[Dataset entries]
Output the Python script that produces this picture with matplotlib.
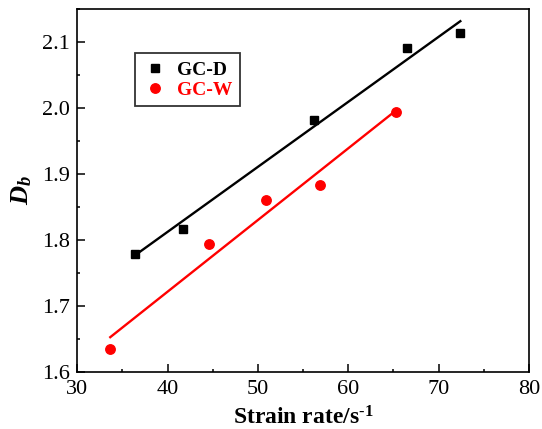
import numpy as np
import matplotlib
matplotlib.use("Agg")
import matplotlib.pyplot as plt
from matplotlib.ticker import MultipleLocator

gcd_x = [36.34, 41.67, 56.19, 66.48, 72.40]
gcd_y = [1.779, 1.817, 1.982, 2.091, 2.113]
gcw_x = [33.65, 44.63, 50.85, 56.88, 65.29]
gcw_y = [1.635, 1.794, 1.860, 1.883, 1.994]

plt.rcParams['font.family'] = ['Liberation Serif', 'DejaVu Serif']
plt.rcParams['mathtext.fontset'] = 'custom'
plt.rcParams['mathtext.rm'] = 'Liberation Serif:bold'
plt.rcParams['mathtext.it'] = 'Liberation Serif:italic:bold'
plt.rcParams['mathtext.bf'] = 'Liberation Serif:bold'

fig = plt.figure(figsize=(5.42, 4.29), dpi=100)
ax = fig.add_axes([0.1426, 0.1329, 0.8334, 0.846])

def fit_line(x, y):
    k, b = np.polyfit(x, y, 1)
    xs = np.array([min(x), max(x)])
    return xs, k * xs + b

xs, ys = fit_line(gcd_x, gcd_y)
ax.plot(xs, ys, color='black', lw=1.7)
xs, ys = fit_line(gcw_x, gcw_y)
ax.plot(xs, ys, color='red', lw=1.7)

ax.plot(gcd_x, gcd_y, 's', color='black', ms=6.3, label='GC-D', zorder=3)
ax.plot(gcw_x, gcw_y, 'o', color='red', ms=6.8, label='GC-W', zorder=3)

ax.set_xlim(30, 80)
ax.set_ylim(1.6, 2.15)
ax.xaxis.set_major_locator(MultipleLocator(10))
ax.xaxis.set_minor_locator(MultipleLocator(5))
ax.yaxis.set_major_locator(MultipleLocator(0.1))
ax.yaxis.set_minor_locator(MultipleLocator(0.05))
ax.tick_params(which='both', direction='in', top=False, right=False, labelsize=16, width=1.1)
ax.tick_params(which='major', length=5.5)
ax.tick_params(which='minor', length=2.5)
ax.tick_params(axis='x', which='major', pad=6)
ax.tick_params(axis='y', which='major', pad=5)
for s in ax.spines.values():
    s.set_linewidth(1.2)

ax.set_xlabel('Strain rate/s$^{\\text{-1}}$', fontsize=17, fontweight='bold', labelpad=5)
ax.set_ylabel('$D_b$', fontsize=19, labelpad=6)

leg = ax.legend(loc='upper left', bbox_to_anchor=(0.128, 0.878), borderaxespad=0, frameon=True,
                fancybox=False, edgecolor='black', prop={'weight': 'bold', 'size': 14},
                handletextpad=0.56, borderpad=0.4, labelspacing=0.12, handlelength=1.2)
leg.get_frame().set_linewidth(1.3)
for t, c in zip(leg.get_texts(), ['black', 'red']):
    t.set_color(c)

fig.savefig('out.png', dpi=100)
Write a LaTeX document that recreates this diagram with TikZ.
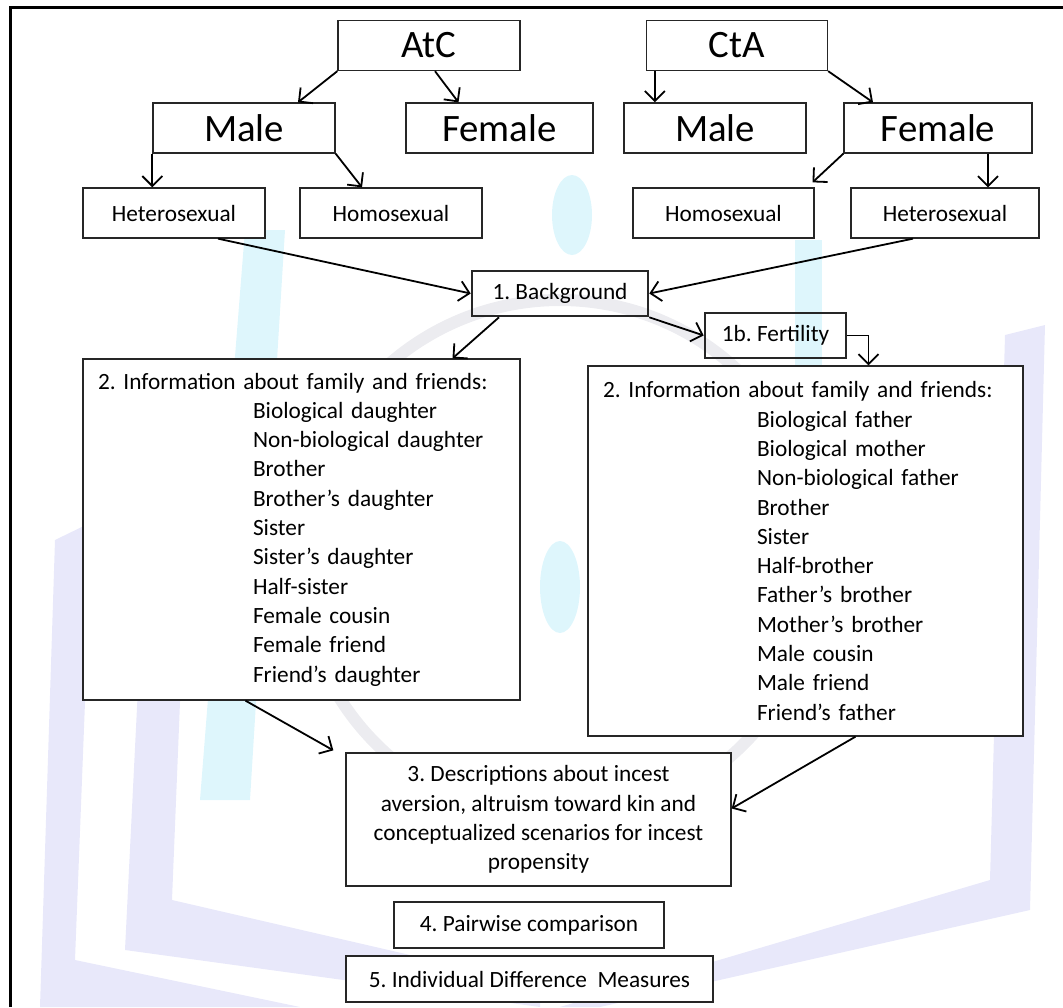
\documentclass[tikz,border=0pt]{standalone}
\usepackage{fontspec}
\setmainfont{Carlito}
\frenchspacing
\usetikzlibrary{%
  calc,
  positioning,
  arrows.meta,
}
\definecolor{wmlav}{RGB}{232,232,250}
\definecolor{wmcyan}{RGB}{222,246,252}
\definecolor{wmgrey}{RGB}{236,236,240}

\begin{document}
\begin{tikzpicture}[x=1pt, y=-1pt,
  >={Straight Barb[length=10pt,width=20pt]},
  box/.style={draw=black!85, line width=1.3pt, fill=white,
    inner sep=0pt, minimum height=50pt},
  bigbox/.style={box, font=\fontsize{38.8}{46}\selectfont},
  smallbox/.style={box, font=\fontsize{23.3}{29.3}\selectfont},
  stepbox/.style={smallbox, fill=none, line width=2.6pt,
    minimum height=45pt},
  listbox/.style={smallbox, align=left, inner xsep=15pt},
  link/.style={->, line width=1.8pt, black},
]
  \useasboundingbox (0,0) rectangle (1063,1007);

  % faint logo behind the chart
  \fill[wmlav] (150,445) -- (190,455) -- (172,900) -- (540,985)
    -- (540,1007) -- (125,950) -- cycle;
  \fill[wmlav] (55,540) -- (92,522) -- (75,960) -- (300,1007)
    -- (40,1007) -- cycle;
  \fill[wmlav] (1005,335) -- (1045,325) -- (1030,910) -- (600,1007)
    -- (560,1007) -- (990,880) -- cycle;
  \draw[wmgrey, line width=12pt] (560,560) circle (260);
  \fill[wmcyan] (245,230) -- (285,230) -- (250,800) -- (200,800) -- cycle;
  \fill[wmcyan] (795,240) rectangle (822,380);
  \fill[wmcyan] (572,215) ellipse (20 and 40);
  \fill[wmcyan] (560,587) ellipse (20 and 46);

  % frame
  \draw[line width=3pt] (10,1007) -- (10,7) -- (1063,7);

  % top two trees
  \node[bigbox, minimum width=182pt] (atc) at (429,45.5) {AtC};
  \node[bigbox, minimum width=181pt] (cta) at (737,45.5) {CtA};

  \node[bigbox, minimum width=182pt] (maleL) at (244,128) {Male};
  \node[bigbox, minimum width=187pt] (femaleL) at (499.5,128) {Female};
  \node[bigbox, minimum width=182pt] (maleR) at (715,128) {Male};
  \node[bigbox, minimum width=188pt] (femaleR) at (938,128) {Female};

  \node[smallbox, minimum width=182pt] (hetL) at (174,213) {Heterosexual};
  \node[smallbox, minimum width=182pt] (homoL) at (391,213) {Homosexual};
  \node[smallbox, minimum width=181pt] (homoR) at (723.5,213) {Homosexual};
  \node[smallbox, minimum width=188pt] (hetR) at (945,213) {Heterosexual};

  % steps
  \node[stepbox, minimum width=176pt] (bg) at (560,293.5)
    {1. Background};
  \node[stepbox, minimum width=141pt] (fert) at (775.5,335.5)
    {1b. Fertility};

  \node[listbox, text width=407pt, minimum height=341pt]
    (infoL) at (301.5,529.5)
    {2. Information about family and friends:\\
     \hspace*{155pt}Biological daughter\\
     \hspace*{155pt}Non-biological daughter\\
     \hspace*{155pt}Brother\\
     \hspace*{155pt}Brother’s daughter\\
     \hspace*{155pt}Sister\\
     \hspace*{155pt}Sister’s daughter\\
     \hspace*{155pt}Half-sister\\
     \hspace*{155pt}Female cousin\\
     \hspace*{155pt}Female friend\\
     \hspace*{155pt}Friend’s daughter};
  \node[listbox, text width=405pt, minimum height=370pt]
    (infoR) at (805.5,551)
    {2. Information about family and friends:\\
     \hspace*{154pt}Biological father\\
     \hspace*{154pt}Biological mother\\
     \hspace*{154pt}Non-biological father\\
     \hspace*{154pt}Brother\\
     \hspace*{154pt}Sister\\
     \hspace*{154pt}Half-brother\\
     \hspace*{154pt}Father’s brother\\
     \hspace*{154pt}Mother’s brother\\
     \hspace*{154pt}Male cousin\\
     \hspace*{154pt}Male friend\\
     \hspace*{154pt}Friend’s father};

  \node[smallbox, align=center, minimum width=385pt,
    minimum height=133pt] (desc) at (538.5,819.5)
    {3. Descriptions about incest\\
     aversion, altruism toward kin and\\
     conceptualized scenarios for incest\\
     propensity};
  \node[smallbox, minimum width=270pt, minimum height=46pt]
    (pair) at (529,925) {4. Pairwise comparison};
  \node[smallbox, minimum width=367pt, minimum height=46pt]
    (indiv) at (529.5,979) {5. Individual Difference\ \ Measures};

  % connectors
  \coordinate (c1) at ([xshift=9pt]cta.south west);
  \coordinate (c2) at ([xshift=50pt]femaleR.south);

  \draw[link] (atc.south west) -- ([xshift=54pt]maleL.north);
  \draw[link] ([xshift=6pt]atc.south) -- ([xshift=-41pt]femaleL.north);
  \draw[link] (maleL.south west) -- (maleL.south west |- hetL.north);
  \draw[link] (maleL.south east) -- ([xshift=-29pt]homoL.north);

  \draw[link] (c1) -- (c1 |- maleR.north);
  \draw[link] (cta.south east) -- ([xshift=-65pt]femaleR.north);
  \draw[link] (femaleR.south west)
    -- ([xshift=89pt, yshift=5pt]homoR.north);
  \draw[link] (c2) -- (c2 |- hetR.north);

  \draw[link] ([xshift=44pt]hetL.south) -- (bg.west);
  \draw[link] ([xshift=-32pt]hetR.south) -- (bg.east);

  \draw[link] ([xshift=-61pt]bg.south) -- ([xshift=151pt]infoL.north);
  \draw[link] (bg.south east) -- (fert.west);
  \draw[link] (fert.east) -| ([xshift=63pt]infoR.north);

  \draw[link] ([xshift=-56pt]infoL.south)
    -- ([xshift=-12pt, yshift=2pt]desc.north west);
  \draw[link] ([xshift=50pt]infoR.south) -- ([yshift=11pt]desc.east);
\end{tikzpicture}
\end{document}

Task description: Everything from the top line of the data down to and including the line with "ms=6.8, label='GC-W', zorder=3)" is to be copied, except the pictures.

Complete answer:
Output the Python script that produces this picture with matplotlib.
import numpy as np
import matplotlib
matplotlib.use("Agg")
import matplotlib.pyplot as plt
from matplotlib.ticker import MultipleLocator

gcd_x = [36.34, 41.67, 56.19, 66.48, 72.40]
gcd_y = [1.779, 1.817, 1.982, 2.091, 2.113]
gcw_x = [33.65, 44.63, 50.85, 56.88, 65.29]
gcw_y = [1.635, 1.794, 1.860, 1.883, 1.994]

plt.rcParams['font.family'] = ['Liberation Serif', 'DejaVu Serif']
plt.rcParams['mathtext.fontset'] = 'custom'
plt.rcParams['mathtext.rm'] = 'Liberation Serif:bold'
plt.rcParams['mathtext.it'] = 'Liberation Serif:italic:bold'
plt.rcParams['mathtext.bf'] = 'Liberation Serif:bold'

fig = plt.figure(figsize=(5.42, 4.29), dpi=100)
ax = fig.add_axes([0.1426, 0.1329, 0.8334, 0.846])

def fit_line(x, y):
    k, b = np.polyfit(x, y, 1)
    xs = np.array([min(x), max(x)])
    return xs, k * xs + b

xs, ys = fit_line(gcd_x, gcd_y)
ax.plot(xs, ys, color='black', lw=1.7)
xs, ys = fit_line(gcw_x, gcw_y)
ax.plot(xs, ys, color='red', lw=1.7)

ax.plot(gcd_x, gcd_y, 's', color='black', ms=6.3, label='GC-D', zorder=3)
ax.plot(gcw_x, gcw_y, 'o', color='red', ms=6.8, label='GC-W', zorder=3)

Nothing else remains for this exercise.